§ Goal
Gather up every line from the entries below that uses the word "using".

[Source code of charts]
==========

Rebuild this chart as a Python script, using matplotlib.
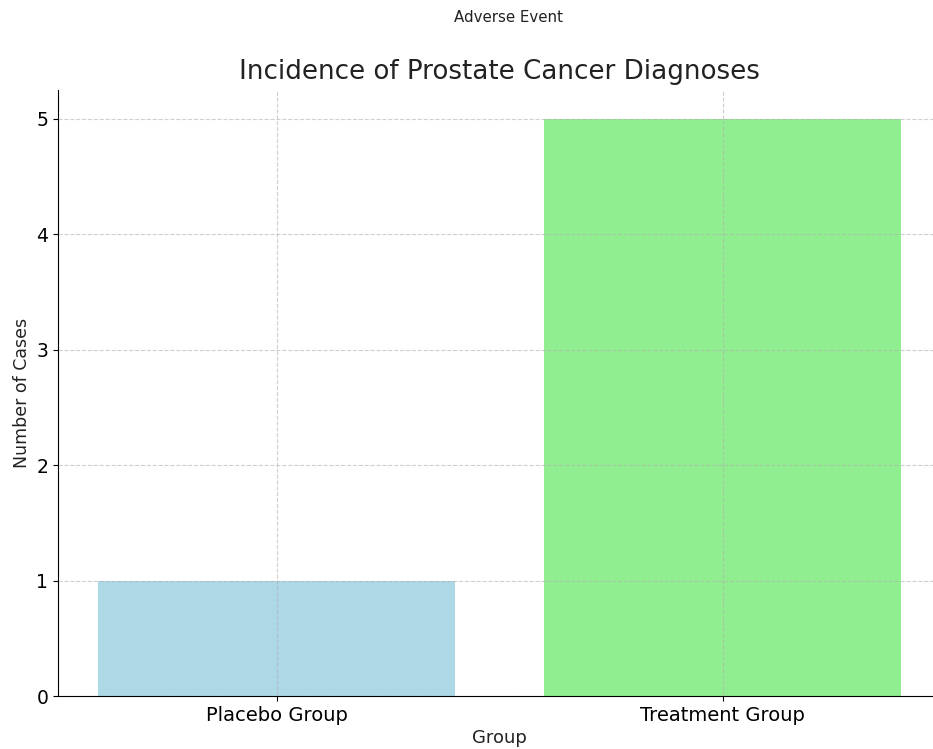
import matplotlib
matplotlib.use("Agg")
import matplotlib.pyplot as plt

groups = ["Placebo Group", "Treatment Group"]
cases = [1, 5]
colors = ["lightblue", "lightgreen"]

fig = plt.figure(figsize=(9.33, 7.49), dpi=100)
ax = fig.add_axes([58/933, 53/749, (941.5-58)/933, 606/749])
ax.bar(groups, cases, color=colors, width=0.8)
ax.set_axisbelow(False)
ax.grid(True, linestyle='--', color='#b0b0b0', alpha=0.6, linewidth=0.8)
ax.set_title("Incidence of Prostate Cancer Diagnoses", fontsize=18.8, color='#222222', pad=8)
fig.text(509/933, 1 - 17/749, "Adverse Event", fontsize=10.8, color='#222222',
         ha='center', va='center')
ax.set_xlabel("Group", fontsize=13, color='#222222', labelpad=3)
ax.set_ylabel("Number of Cases", fontsize=12.5, color='#222222')
ax.tick_params(axis='x', labelsize=14)
ax.tick_params(axis='y', labelsize=13.5)
for s in ['top', 'right']:
    ax.spines[s].set_visible(False)
fig.savefig("out.png", dpi=100)
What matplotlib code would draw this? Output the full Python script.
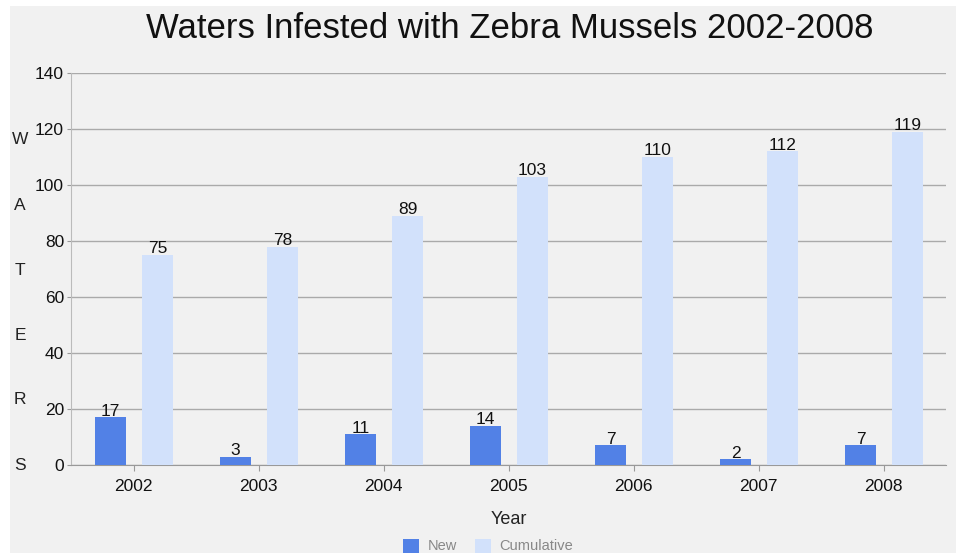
import numpy as np
import matplotlib.pyplot as plt
from matplotlib.patches import Rectangle

years = ['2002', '2003', '2004', '2005', '2006', '2007', '2008']
new_waters = [17, 3, 11, 14, 7, 2, 7]
cumulative = [75, 78, 89, 103, 110, 112, 119]

plt.rcParams['font.family'] = ['Liberation Sans', 'DejaVu Sans']

fig = plt.figure(figsize=(9.58, 5.53), dpi=100)
fig.patch.set_facecolor('white')
# gray panel with a thin white margin on the left and top
fig.add_artist(Rectangle((10 / 958, 0), 946 / 958, 547 / 553,
                         transform=fig.transFigure, facecolor='#f1f1f1',
                         edgecolor='none', zorder=0))

ax = fig.add_axes([71 / 958, 88 / 553, 875 / 958, 392 / 553])
ax.set_facecolor('none')

x = np.arange(len(years))
w = 0.25
b1 = ax.bar(x - 0.184, new_waters, w, color='#5281e6', label='New', zorder=3)
b2 = ax.bar(x + 0.192, cumulative, w, color='#d2e1fb', label='Cumulative', zorder=3)

for bars, vals in [(b1, new_waters), (b2, cumulative)]:
    for r, v in zip(bars, vals):
        ax.text(r.get_x() + r.get_width() / 2, v - 0.5, str(v), ha='center', va='bottom',
                fontsize=12.5, color='#111111', zorder=4)

ax.set_xlim(-0.5, len(years) - 0.5)
ax.set_ylim(0, 140)
ax.set_yticks(range(0, 141, 20))
ax.set_xticks(x)
ax.set_xticklabels(years)
ax.tick_params(axis='both', labelsize=12.5, colors='#999999', labelcolor='#111111')
ax.tick_params(axis='x', length=4, pad=6)
ax.tick_params(axis='y', length=3, pad=2)
ax.grid(axis='y', color='#aaaaaa', linewidth=1, zorder=1)

for s in ['top', 'right']:
    ax.spines[s].set_visible(False)
ax.spines['left'].set_color('#bbbbbb')
ax.spines['bottom'].set_color('#999999')

ax.set_xlabel('Year', fontsize=13, color='#222222', labelpad=12)

# vertical stacked y label
for i, ch in enumerate('WATERS'):
    fig.text(20 / 958, 1 - (140 + i * 65) / 553, ch, fontsize=12.5, color='#222222',
             ha='center', va='center')

fig.text(510 / 958, 1 - 29 / 553, 'Waters Infested with Zebra Mussels 2002-2008',
         fontsize=25, ha='center', va='center', color='#111111')

leg = fig.legend(handles=[b1, b2], loc='center', bbox_to_anchor=(488 / 958, 1 - 546 / 553),
                 ncol=2, frameon=False, fontsize=10.5, handlelength=1.1, handleheight=1.1,
                 columnspacing=1.2, handletextpad=0.6)
for t in leg.get_texts():
    t.set_color('#888888')

fig.savefig('out.png', dpi=100, facecolor=fig.get_facecolor())
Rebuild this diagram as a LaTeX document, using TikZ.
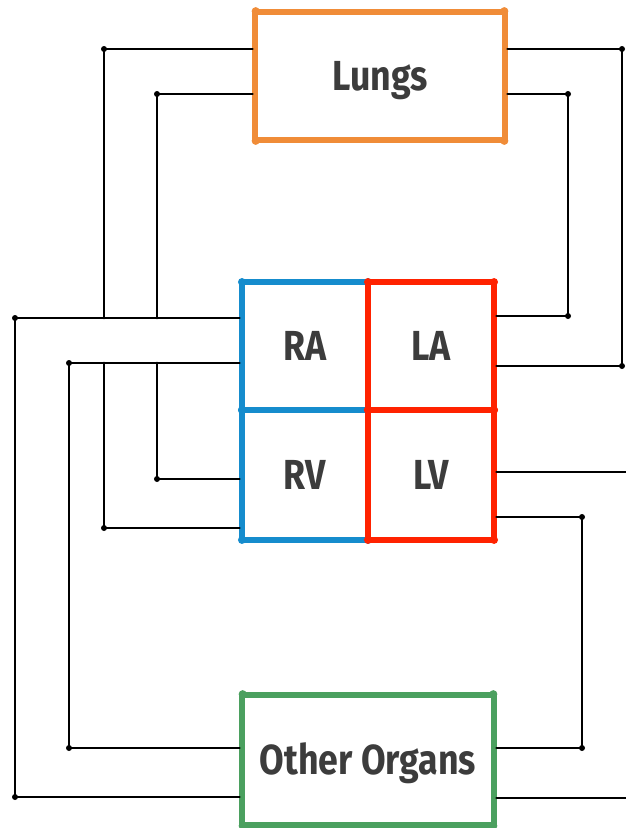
\documentclass[tikz,border=0pt]{standalone}
\usepackage{fontspec}
\usetikzlibrary{calc}
\newfontfamily\handfont{Fira Sans}[FakeStretch=0.85]
\definecolor{cOrange}{HTML}{F08C38}
\definecolor{cBlue}{HTML}{158CCD}
\definecolor{cRed}{HTML}{FF2200}
\definecolor{cGreen}{HTML}{4BA05F}
\definecolor{cText}{HTML}{3C3C3C}
\begin{document}
\begin{tikzpicture}[x=1pt,y=-1pt,
  box/.style={draw=#1, line width=5.2pt, line join=round, inner sep=0pt,
    text=cText, font=\handfont\bfseries\fontsize{42}{42}\selectfont,
    text height=29pt, text depth=0pt},
  conn/.style={draw=black, line width=2.9pt, line cap=round, line join=round}]
\useasboundingbox (0,0) rectangle (626,828);
\clip (0,0) rectangle (626,828);

\node[box=cOrange, minimum width=250pt, minimum height=128pt] (lungs) at (380,76) {Lungs};
\node[box=cBlue, minimum width=126pt, minimum height=128pt] (ra) at (305,346) {RA};
\node[box=cBlue, minimum width=126pt, minimum height=130pt] (rv) at (305,475) {RV};
\foreach \n in {ra,rv}
  \foreach \a in {north west,north east,south west,south east}
    \fill[cBlue] ($(\n.\a)!3.7pt!(\n.center)$) circle (4pt);
\node[box=cRed, minimum width=126pt, minimum height=128pt] (la) at (431,346) {LA};
\node[box=cRed, minimum width=126pt, minimum height=130pt] (lv) at (431,475) {LV};
\foreach \n in {la,lv}
  \foreach \a in {north west,north east,south west,south east}
    \fill[cRed] ($(\n.\a)!3.7pt!(\n.center)$) circle (4pt);
\node[box=cGreen, minimum width=252pt, minimum height=130pt] (other) at (368,760) {Other Organs};
\foreach \n/\c in {lungs/cOrange,other/cGreen}
  \foreach \a in {north west,north east,south west,south east}
    \fill[\c] ($(\n.\a)!3.7pt!(\n.center)$) circle (4pt);

% pulmonary arteries: RV -> Lungs
\draw[conn] (rv.west |- 0,479) -- (157,479) -- (157,363)
            (157,318) -- (157,94) -- (lungs.west |- 0,94);
\draw[conn] (rv.west |- 0,528) -- (104,528) -- (104,363)
            (104,318) -- (104,49) -- (lungs.west |- 0,49);
% veins: Other Organs -> RA
\draw[conn] (ra.west |- 0,318) -- (15,318) -- (15,797) -- (other.west |- 0,797);
\draw[conn] (ra.west |- 0,363) -- (69,363) -- (69,748) -- (other.west |- 0,748);
% pulmonary veins: Lungs -> LA
\draw[conn] (lungs.east |- 0,49) -- (622,49) -- (622,366) -- (la.east |- 0,366);
\draw[conn] (lungs.east |- 0,94) -- (568,94) -- (568,316) -- (la.east |- 0,316);
% aorta: LV -> Other Organs
\draw[conn] (lv.east |- 0,517) -- (582,517) -- (582,748) -- (other.east |- 0,748);
\draw[conn] (lv.east |- 0,472) -- (660,472) -- (660,798) -- (other.east |- 0,798);

\foreach \p in {(157,479),(157,94),(104,528),(104,49),(15,318),(15,797),
                (69,363),(69,748),(622,49),(622,366),(568,94),(568,316),
                (582,517),(582,748)}
  \fill \p circle (3pt);
\end{tikzpicture}
\end{document}
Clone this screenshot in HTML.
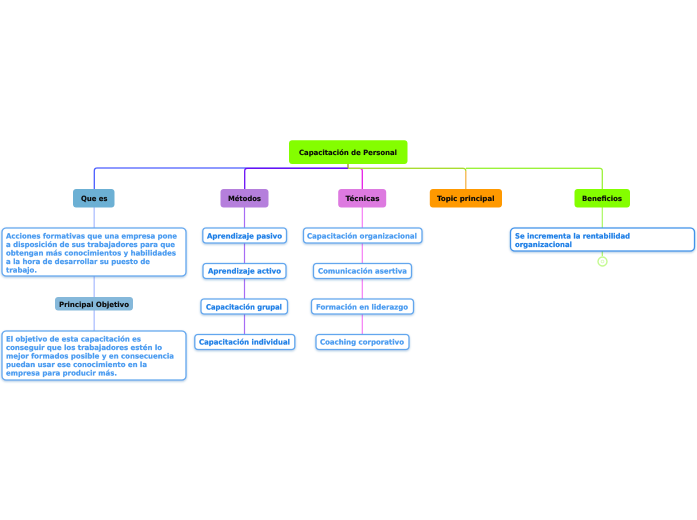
<!DOCTYPE html>
<html><head><meta charset="utf-8"><style>
html,body{margin:0;padding:0;background:#fff;width:697px;height:520px;overflow:hidden}
svg{display:block;filter:blur(.3px)}
text{font-family:"DejaVu Sans","Liberation Sans",sans-serif;font-weight:bold;font-size:7.2px;text-rendering:geometricPrecision}
.k{fill:#0a0a0a;stroke:#0a0a0a;stroke-width:.12}
.b{fill:#1f7fe6;stroke:#1f7fe6;stroke-width:.22}
.c{fill:#4a9bf0;stroke:#4a9bf0;stroke-width:.22}
.box{fill:#fff;stroke:#62a6ee;stroke-width:1.3}
.l{fill:none;stroke-width:1.3}
</style></head><body>
<svg width="697" height="520" viewBox="0 0 697 520" xmlns="http://www.w3.org/2000/svg">
<defs><filter id="s" x="-10%" y="-20%" width="120%" height="150%"><feDropShadow dx="0" dy="1" stdDeviation="1" flood-color="#1f5fa8" flood-opacity=".35"/></filter></defs>

<!-- connectors -->
<path class="l" d="M348 168H97Q94.300 168 94.300 171V189" stroke="#4a5cff"/>
<path class="l" d="M348 168.300H247.500Q244.700 168.300 244.700 171V189" stroke="#6a10f5"/>
<path class="l" d="M348 168.300H359.500Q362.300 168.300 362.300 171V189" stroke="#e61ee6"/>
<path class="l" d="M348 168.300H463Q465.800 168.300 465.800 171V189" stroke="#a9dc30"/>
<path d="M465.800 171V189" stroke="#ffb860" stroke-width="1.3" fill="none"/>
<path class="l" d="M466 168.300H599.500Q602.300 168.300 602.300 171V189" stroke="#9bf23a"/>
<path d="M348 164V168" stroke="#9aa030" stroke-width="1.4"/>
<path d="M94.200 207V331" stroke="#b8c8ff" stroke-width="1.5"/>
<path d="M244.500 207V334" stroke="#a76cf5" stroke-width="1.2"/>
<path d="M362.300 207V334" stroke="#f57cf5" stroke-width="1.2"/>
<path d="M602.300 207V256" stroke="#aaf860" stroke-width="1.2"/>
<circle cx="602.500" cy="261.500" r="4.500" fill="#fff" stroke="#c4fa90" stroke-width="1.4"/>
<circle cx="602.500" cy="261.500" r="1.400" fill="none" stroke="#d8f8b8" stroke-width=".8"/>

<!-- main nodes -->
<rect x="289" y="140.300" width="118.500" height="23.700" rx="3" fill="#84fe00"/>
<text class="k" x="299" y="155" textLength="98" lengthAdjust="spacingAndGlyphs">Capacitación de Personal</text>
<rect x="73" y="189" width="41.500" height="18.500" rx="3" fill="#6cb0d4"/>
<text class="k" x="81" y="201" textLength="26.500" lengthAdjust="spacingAndGlyphs">Que es</text>
<rect x="220.500" y="189" width="48" height="18.500" rx="3" fill="#b57fdc"/>
<text class="k" x="228" y="201" textLength="33" lengthAdjust="spacingAndGlyphs">Métodos</text>
<rect x="338.200" y="189" width="48" height="18.500" rx="3" fill="#dd7ae0"/>
<text class="k" x="345.500" y="201" textLength="34" lengthAdjust="spacingAndGlyphs">Técnicas</text>
<rect x="429.800" y="189" width="72.200" height="18.500" rx="3" fill="#ff9900"/>
<text class="k" x="437" y="201" textLength="57.500" lengthAdjust="spacingAndGlyphs">Topic principal</text>
<rect x="574.500" y="189" width="55.500" height="18.500" rx="3" fill="#84fe00"/>
<text class="k" x="582" y="201" textLength="40" lengthAdjust="spacingAndGlyphs">Beneficios</text>
<rect x="55" y="297" width="78" height="13.500" rx="3" fill="#85b8da"/>
<text class="k" x="59" y="307" textLength="70" lengthAdjust="spacingAndGlyphs">Principal Objetivo</text>

<!-- text boxes -->
<g filter="url(#s)">
<rect class="box" x="2" y="228" width="184" height="48" rx="4"/>
<rect class="box" x="2" y="331" width="184" height="49" rx="4"/>
<rect class="box" x="202.800" y="228" width="83.700" height="15" rx="3"/>
<rect class="box" x="203" y="263.500" width="83" height="15" rx="3"/>
<rect class="box" x="201" y="299" width="86.500" height="15" rx="3"/>
<rect class="box" x="194.800" y="334.500" width="100" height="15" rx="3"/>
<rect class="box" x="303.500" y="228" width="118.500" height="15" rx="3"/>
<rect class="box" x="313.500" y="263.500" width="98" height="15" rx="3"/>
<rect class="box" x="311.500" y="299" width="102" height="15" rx="3"/>
<rect class="box" x="316" y="334.500" width="93" height="15" rx="3"/>
<rect class="box" x="510.500" y="228" width="184" height="23" rx="4" style="stroke:#3f92ea"/>
</g>

<!-- text box labels -->
<text class="c" x="6" y="238.500" textLength="171" lengthAdjust="spacingAndGlyphs">Acciones formativas que una empresa pone</text>
<text class="c" x="6" y="246.800" textLength="169" lengthAdjust="spacingAndGlyphs">a disposición de sus trabajadores para que</text>
<text class="c" x="6" y="255.500" textLength="170" lengthAdjust="spacingAndGlyphs">obtengan más conocimientos y habilidades</text>
<text class="c" x="6" y="263.800" textLength="144" lengthAdjust="spacingAndGlyphs">a la hora de desarrollar su puesto de</text>
<text class="c" x="6" y="272.500" textLength="31" lengthAdjust="spacingAndGlyphs">trabajo.</text>
<text class="c" x="6" y="341.500" textLength="135" lengthAdjust="spacingAndGlyphs">El objetivo de esta capacitación es</text>
<text class="c" x="6" y="350" textLength="156" lengthAdjust="spacingAndGlyphs">conseguir que los trabajadores estén lo</text>
<text class="c" x="6" y="358.500" textLength="168" lengthAdjust="spacingAndGlyphs">mejor formados posible y en consecuencia</text>
<text class="c" x="6" y="367" textLength="141" lengthAdjust="spacingAndGlyphs">puedan usar ese conocimiento en la</text>
<text class="c" x="6" y="375.500" textLength="111" lengthAdjust="spacingAndGlyphs">empresa para producir más.</text>
<text class="b" x="207" y="238.500" textLength="75" lengthAdjust="spacingAndGlyphs">Aprendizaje pasivo</text>
<text class="b" x="208" y="273.700" textLength="73" lengthAdjust="spacingAndGlyphs">Aprendizaje activo</text>
<text class="b" x="206" y="309.300" textLength="76" lengthAdjust="spacingAndGlyphs">Capacitación grupal</text>
<text class="b" x="199" y="344.700" textLength="91" lengthAdjust="spacingAndGlyphs">Capacitación individual</text>
<text class="c" x="307" y="238.500" textLength="110" lengthAdjust="spacingAndGlyphs">Capacitación organizacional</text>
<text class="c" x="318" y="273.700" textLength="89" lengthAdjust="spacingAndGlyphs">Comunicación asertiva</text>
<text class="c" x="316" y="309.300" textLength="92" lengthAdjust="spacingAndGlyphs">Formación en liderazgo</text>
<text class="c" x="320" y="344.700" textLength="84" lengthAdjust="spacingAndGlyphs">Coaching corporativo</text>
<text class="b" x="515" y="238.500" textLength="115" lengthAdjust="spacingAndGlyphs">Se incrementa la rentabilidad</text>
<text class="b" x="515" y="247" textLength="57" lengthAdjust="spacingAndGlyphs">organizacional</text>
</svg>
</body></html>
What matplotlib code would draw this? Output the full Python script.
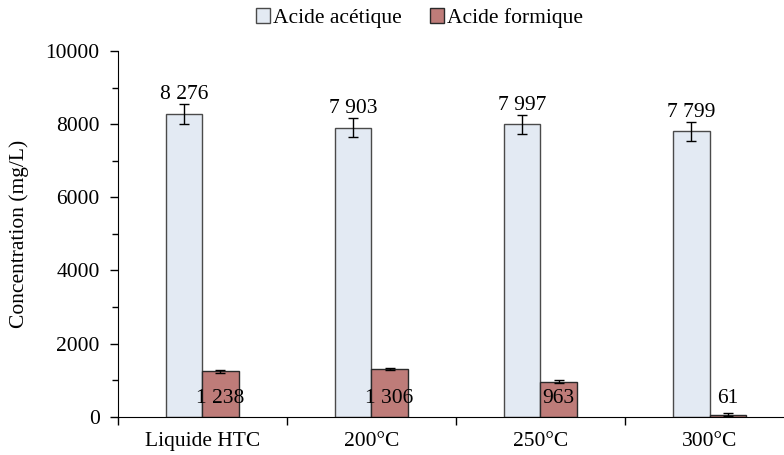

==========

§ Finished task
Rebuild this chart as a Python script, using matplotlib.
Rebuild this diagram as a LaTeX document, using TikZ.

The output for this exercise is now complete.